An emerging branch of medicine called “organ printing” takes a patient’s own healthy cells and uses a printer, cell-based “bio-ink” and “bio-paper” to create tissue to repair a damaged organ.


Now a hydrogel or “bio-paper” developed by a University of Utah College of Pharmacy professor is a key component of a $5 million National Science Foundation-sponsored study that includes organ printing.

“Think of taking a blood vessel — a cylindrical object — and trying to reconstruct it in 3D with two-dimensional slices,” said U. Presidential Professor of Medicinal Chemistry Glenn D. Prestwich, who created the hydrogel. He likens the resulting slices to a “non-nutritious doughnut” with muscle cells on the outside and endothelial cells inside. To make the cylinder, those flat doughnut sections are literally printed, one thin layer of cells and hydrogel at a time, the platform moving away from the printer’s “bio-ink”-delivering needles as the cylinder grows.
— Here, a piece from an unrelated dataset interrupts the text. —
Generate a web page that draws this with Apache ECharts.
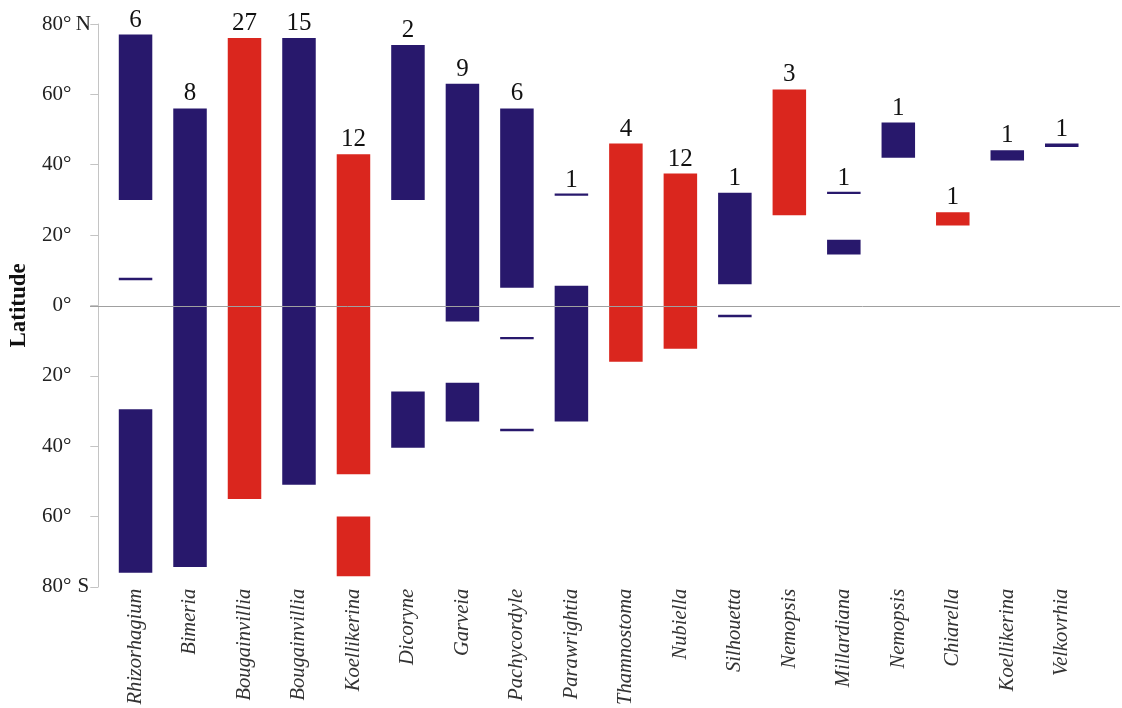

The cells in the gel are alive and will begin to move from one side to the other, one “doughnut” to the other, fusing and interweaving to form a complete, living cylinder. The advantage of his hydrogel over others, Prestwich said, is the cells will stick to them well. They don’t with others, which are typically made of synthetic polymers.

His hydrogel is made of normal biological material from the body, two sugar chains that, mixed with a reactive substance, turn from liquid into gel. It’s the type of biologic filler that is used in ophthalmic surgery, in injections in knee joints to ease pain or in the face to erase tiny wrinkles.

“We’ve put a chemical handle on it, sort of like Velcro, to make something cells like and will attach to. The cells eat it up, then secrete a new tissue matrix that’s needed for the tissue to function. And those become part of the final product.”